Ella siempre está ahí en las gradas aunque nadie la vea. Está detrás de cada ponche que él propina, de cada batazo que conecta, de cada atrapada fenomenal.

Ella se mueve por los pasillos, es parte de ese coro gigante que vibra entre congas y cornetas, aparece en la banca y lo hala del brazo cuando el sol tropical o las malas rachas le han doblado las rodillas.

Nunca falla. No necesita pedir tiempo para ir a besarlo en medio del partido, ni para susurrarle palabras mágicas al oído cuando está en la caja de bateo, porque es tan esencial que es invisible a los ojos.

Está siempre en las reuniones antes de los partidos junto al director del conjunto, con esa mirada dulce y fuerte, vigilando. Dicen que la han visto debajo de las almohadillas, en el viento, y hasta en esa lluvia que cae de pronto para sellar esos duelos adversos a mitad de temporada.

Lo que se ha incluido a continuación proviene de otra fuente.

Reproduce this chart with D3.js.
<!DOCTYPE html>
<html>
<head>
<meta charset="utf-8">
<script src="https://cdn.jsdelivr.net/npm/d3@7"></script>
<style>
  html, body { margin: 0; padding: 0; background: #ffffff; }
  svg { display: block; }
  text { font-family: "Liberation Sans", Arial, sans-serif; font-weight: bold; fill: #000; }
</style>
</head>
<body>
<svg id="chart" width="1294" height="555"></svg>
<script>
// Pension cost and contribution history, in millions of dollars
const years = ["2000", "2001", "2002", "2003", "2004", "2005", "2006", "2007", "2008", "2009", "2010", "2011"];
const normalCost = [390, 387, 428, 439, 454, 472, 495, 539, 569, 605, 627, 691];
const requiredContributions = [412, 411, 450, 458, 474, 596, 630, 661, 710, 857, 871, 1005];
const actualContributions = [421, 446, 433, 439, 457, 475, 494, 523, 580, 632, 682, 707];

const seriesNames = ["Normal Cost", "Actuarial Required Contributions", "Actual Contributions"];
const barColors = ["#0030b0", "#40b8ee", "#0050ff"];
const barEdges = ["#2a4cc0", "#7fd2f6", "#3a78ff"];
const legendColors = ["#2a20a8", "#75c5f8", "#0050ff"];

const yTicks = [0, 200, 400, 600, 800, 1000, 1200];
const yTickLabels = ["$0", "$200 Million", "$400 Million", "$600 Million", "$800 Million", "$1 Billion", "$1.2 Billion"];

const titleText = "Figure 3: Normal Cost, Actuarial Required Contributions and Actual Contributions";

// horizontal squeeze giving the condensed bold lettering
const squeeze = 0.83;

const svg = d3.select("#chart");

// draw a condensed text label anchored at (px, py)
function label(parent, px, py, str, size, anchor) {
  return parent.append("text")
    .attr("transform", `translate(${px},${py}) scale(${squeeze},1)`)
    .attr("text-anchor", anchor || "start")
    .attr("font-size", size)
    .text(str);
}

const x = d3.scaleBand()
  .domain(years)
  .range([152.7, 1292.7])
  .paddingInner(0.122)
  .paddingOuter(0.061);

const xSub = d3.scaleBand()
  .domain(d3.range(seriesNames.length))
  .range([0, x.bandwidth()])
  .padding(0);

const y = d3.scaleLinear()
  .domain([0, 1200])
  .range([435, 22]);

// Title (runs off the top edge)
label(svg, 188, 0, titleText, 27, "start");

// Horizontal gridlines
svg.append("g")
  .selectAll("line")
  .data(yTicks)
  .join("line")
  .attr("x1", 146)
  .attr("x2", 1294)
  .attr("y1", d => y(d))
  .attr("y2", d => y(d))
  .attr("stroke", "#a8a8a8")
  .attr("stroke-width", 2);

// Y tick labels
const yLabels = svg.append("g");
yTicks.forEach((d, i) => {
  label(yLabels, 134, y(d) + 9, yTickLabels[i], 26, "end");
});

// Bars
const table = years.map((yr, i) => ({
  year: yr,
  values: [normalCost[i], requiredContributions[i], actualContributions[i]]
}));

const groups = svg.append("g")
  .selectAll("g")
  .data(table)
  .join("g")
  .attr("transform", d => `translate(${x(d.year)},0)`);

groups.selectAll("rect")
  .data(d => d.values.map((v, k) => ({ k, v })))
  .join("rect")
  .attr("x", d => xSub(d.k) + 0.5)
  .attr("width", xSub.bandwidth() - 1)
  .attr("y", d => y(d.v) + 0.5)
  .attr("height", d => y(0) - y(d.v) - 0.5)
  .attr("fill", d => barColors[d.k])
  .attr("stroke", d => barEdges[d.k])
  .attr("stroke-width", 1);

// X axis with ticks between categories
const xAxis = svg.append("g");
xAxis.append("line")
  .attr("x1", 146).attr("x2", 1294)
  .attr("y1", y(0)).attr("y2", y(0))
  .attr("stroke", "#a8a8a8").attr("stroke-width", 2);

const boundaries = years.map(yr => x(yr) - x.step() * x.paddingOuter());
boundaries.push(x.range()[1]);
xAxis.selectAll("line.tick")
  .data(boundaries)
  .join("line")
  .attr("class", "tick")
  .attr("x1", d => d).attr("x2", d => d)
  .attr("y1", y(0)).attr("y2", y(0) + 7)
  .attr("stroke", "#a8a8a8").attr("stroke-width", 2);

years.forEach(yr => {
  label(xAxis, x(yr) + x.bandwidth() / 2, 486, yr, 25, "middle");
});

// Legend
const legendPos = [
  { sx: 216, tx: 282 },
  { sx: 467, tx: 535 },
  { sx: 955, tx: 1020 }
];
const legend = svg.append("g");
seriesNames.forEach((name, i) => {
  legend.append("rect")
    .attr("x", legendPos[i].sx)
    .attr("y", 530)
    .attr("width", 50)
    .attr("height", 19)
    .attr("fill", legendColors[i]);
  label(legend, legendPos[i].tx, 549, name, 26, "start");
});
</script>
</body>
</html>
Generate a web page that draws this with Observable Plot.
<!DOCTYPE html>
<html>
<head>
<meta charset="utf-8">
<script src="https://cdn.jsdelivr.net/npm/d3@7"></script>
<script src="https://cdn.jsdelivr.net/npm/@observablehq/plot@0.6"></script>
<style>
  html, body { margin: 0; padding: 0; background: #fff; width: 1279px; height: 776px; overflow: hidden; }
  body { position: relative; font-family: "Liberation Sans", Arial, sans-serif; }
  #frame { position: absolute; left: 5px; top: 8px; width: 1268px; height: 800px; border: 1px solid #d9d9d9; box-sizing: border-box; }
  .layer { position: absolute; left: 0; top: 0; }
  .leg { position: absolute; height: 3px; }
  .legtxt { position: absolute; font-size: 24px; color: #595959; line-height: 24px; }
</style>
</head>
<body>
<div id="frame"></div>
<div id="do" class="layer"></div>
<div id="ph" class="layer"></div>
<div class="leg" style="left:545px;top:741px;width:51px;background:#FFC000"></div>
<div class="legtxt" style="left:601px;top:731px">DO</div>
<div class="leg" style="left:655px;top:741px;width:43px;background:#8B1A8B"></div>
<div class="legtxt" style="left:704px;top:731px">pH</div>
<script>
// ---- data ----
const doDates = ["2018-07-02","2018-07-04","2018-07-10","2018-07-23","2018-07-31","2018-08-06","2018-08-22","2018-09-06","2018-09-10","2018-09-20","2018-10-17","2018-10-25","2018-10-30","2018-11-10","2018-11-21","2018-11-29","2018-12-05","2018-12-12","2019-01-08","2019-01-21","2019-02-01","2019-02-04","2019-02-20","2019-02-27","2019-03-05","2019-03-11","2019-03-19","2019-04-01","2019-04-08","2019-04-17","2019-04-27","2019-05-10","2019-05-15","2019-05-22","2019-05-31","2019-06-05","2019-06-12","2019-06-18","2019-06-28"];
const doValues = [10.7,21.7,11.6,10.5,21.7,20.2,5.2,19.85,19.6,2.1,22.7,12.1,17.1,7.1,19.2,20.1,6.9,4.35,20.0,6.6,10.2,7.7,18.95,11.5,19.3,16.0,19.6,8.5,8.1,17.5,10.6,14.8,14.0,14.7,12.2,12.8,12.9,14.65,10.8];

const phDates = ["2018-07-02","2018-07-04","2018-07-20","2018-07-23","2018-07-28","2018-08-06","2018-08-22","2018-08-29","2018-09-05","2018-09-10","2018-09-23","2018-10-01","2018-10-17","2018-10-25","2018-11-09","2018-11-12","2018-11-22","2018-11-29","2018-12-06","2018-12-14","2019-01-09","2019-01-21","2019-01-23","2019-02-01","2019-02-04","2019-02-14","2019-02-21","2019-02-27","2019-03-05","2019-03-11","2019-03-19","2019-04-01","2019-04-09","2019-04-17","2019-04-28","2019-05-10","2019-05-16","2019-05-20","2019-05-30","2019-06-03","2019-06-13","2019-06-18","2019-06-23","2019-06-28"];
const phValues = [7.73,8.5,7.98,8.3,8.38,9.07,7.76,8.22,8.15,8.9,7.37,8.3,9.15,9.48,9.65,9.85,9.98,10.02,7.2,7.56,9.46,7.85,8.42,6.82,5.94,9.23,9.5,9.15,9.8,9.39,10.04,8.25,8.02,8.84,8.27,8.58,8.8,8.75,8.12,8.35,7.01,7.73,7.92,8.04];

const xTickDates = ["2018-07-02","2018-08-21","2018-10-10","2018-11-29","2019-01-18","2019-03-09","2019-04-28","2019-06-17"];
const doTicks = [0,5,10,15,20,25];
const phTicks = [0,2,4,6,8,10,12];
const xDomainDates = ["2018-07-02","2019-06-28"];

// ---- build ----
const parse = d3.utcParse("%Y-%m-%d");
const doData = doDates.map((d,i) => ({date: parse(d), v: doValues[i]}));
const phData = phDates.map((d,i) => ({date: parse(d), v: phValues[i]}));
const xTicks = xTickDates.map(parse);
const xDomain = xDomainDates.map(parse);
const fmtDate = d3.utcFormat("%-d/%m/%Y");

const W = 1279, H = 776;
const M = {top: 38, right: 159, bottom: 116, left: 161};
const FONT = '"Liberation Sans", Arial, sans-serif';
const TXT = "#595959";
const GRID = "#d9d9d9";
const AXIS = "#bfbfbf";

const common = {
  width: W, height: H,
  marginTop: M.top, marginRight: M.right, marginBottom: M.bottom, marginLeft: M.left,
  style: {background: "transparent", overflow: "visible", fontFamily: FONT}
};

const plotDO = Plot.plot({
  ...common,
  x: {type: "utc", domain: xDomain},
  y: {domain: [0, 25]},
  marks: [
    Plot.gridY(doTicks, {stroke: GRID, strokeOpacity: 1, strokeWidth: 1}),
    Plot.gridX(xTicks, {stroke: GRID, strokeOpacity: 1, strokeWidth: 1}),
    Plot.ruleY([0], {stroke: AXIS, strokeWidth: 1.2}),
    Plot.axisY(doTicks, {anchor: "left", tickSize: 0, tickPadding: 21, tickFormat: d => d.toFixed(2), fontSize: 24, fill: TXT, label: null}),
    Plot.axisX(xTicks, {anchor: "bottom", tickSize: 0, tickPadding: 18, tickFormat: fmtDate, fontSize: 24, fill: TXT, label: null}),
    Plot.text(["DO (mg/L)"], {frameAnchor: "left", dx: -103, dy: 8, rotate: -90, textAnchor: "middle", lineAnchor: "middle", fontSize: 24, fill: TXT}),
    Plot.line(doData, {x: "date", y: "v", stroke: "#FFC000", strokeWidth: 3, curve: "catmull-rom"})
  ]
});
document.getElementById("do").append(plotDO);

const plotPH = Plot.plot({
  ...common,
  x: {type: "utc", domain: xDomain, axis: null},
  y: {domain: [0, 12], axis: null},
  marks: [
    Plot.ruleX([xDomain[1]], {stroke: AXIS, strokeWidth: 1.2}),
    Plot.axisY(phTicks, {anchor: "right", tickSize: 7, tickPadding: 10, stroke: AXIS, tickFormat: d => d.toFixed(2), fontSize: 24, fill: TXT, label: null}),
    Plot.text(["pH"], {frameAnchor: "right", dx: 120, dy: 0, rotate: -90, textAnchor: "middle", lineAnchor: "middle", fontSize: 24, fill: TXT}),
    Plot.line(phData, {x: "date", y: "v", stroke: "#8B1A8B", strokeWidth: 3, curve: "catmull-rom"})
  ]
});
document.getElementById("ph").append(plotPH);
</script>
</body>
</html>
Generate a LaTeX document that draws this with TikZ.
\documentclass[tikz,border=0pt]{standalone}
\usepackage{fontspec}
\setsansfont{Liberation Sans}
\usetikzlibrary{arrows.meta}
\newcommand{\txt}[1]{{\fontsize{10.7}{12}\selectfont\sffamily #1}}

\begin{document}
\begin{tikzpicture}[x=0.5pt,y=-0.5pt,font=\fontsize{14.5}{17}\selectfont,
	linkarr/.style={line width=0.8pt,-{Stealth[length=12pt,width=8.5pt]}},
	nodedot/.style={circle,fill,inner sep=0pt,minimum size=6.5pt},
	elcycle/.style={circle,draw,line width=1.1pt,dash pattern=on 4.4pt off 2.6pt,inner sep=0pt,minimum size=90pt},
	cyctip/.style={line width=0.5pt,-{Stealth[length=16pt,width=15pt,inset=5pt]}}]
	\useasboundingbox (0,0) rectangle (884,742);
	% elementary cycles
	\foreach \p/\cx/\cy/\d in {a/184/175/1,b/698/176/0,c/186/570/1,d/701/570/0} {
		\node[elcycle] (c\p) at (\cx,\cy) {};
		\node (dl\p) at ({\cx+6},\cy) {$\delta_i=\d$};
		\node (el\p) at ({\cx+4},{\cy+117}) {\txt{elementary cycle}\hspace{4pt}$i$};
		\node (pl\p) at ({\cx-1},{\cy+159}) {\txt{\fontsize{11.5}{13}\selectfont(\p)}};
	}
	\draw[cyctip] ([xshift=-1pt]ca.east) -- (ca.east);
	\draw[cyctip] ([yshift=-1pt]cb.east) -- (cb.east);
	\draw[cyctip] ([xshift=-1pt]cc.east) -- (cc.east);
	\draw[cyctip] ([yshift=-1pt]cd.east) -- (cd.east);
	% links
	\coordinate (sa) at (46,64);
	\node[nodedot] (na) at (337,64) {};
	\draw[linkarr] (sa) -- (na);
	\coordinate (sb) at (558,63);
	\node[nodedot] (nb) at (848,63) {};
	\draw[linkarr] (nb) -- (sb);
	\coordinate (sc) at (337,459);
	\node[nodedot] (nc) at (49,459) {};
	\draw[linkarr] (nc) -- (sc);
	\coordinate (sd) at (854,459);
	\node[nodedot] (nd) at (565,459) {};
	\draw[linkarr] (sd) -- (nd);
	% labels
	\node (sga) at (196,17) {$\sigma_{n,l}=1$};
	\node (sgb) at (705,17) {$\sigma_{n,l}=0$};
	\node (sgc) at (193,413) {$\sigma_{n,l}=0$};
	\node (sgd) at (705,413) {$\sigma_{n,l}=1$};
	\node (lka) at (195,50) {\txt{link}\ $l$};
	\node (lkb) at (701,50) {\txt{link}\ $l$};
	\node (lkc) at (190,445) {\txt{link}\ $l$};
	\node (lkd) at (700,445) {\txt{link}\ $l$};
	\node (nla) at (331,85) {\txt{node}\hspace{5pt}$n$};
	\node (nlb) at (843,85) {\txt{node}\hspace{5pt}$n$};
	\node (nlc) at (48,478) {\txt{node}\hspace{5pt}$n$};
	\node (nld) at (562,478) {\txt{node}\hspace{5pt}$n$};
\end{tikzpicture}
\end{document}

Él la lleva adentro, debajo de esa chamarreta que defiende a diario, porque después de una mala jornada cuando todo se oscurece y los gritos de los malos fanáticos desde los graderíos le provocan un frío en los huesos, su calor lo mantiene en pie y su voz es como un brebaje divino que levanta muertos.

Él la lleva en su bolso en esos viajes largos, como un santo amuleto, y la acaricia como a una lámpara maravillosa con la esperanza que un día salga el genio de su alma a concederle esos deseos, donde se imagina corriendo por el diamante con el uniforme de las cuatro letras en el pecho.

Ella no solo lo trajo a este mundo, lo llevó al terreno cuando apenas levantaba unas cuartas del suelo, se quitó la piel muchas veces para arroparlo, y lo inyectó de motivaciones sin tener garantías a mano, en medio de las tormentas diarias de la vida, de terremotos económicos, y de esos prescindibles amigos que jamás luchan ni se entregan.
Este domingo estará feliz porque lo tendrá de vuelta en casa gracias a la maratónica doble cartelera del sábado. A ella no le interesará que se hayan roto rotaciones de pitcheo y a él le importará poco el esfuerzo que tendrá que hacer, porque recibirá el premio de su presencia física y eso vale más que cualquier victoria o campeonato.

Ese día se pactará una tregua en esta batalla final de la Serie Nacional, y en lo más alto de los estadios ondeará una bandera blanca por primera vez en la temporada. El día de las madres es sagrado, y mientras los aficionados estallan en adjetivos al no concebir un domingo sin béisbol, ellos dos se fundirán en un abrazo largo y agradecido que reventará pasiones. Nos vemos en el estadio.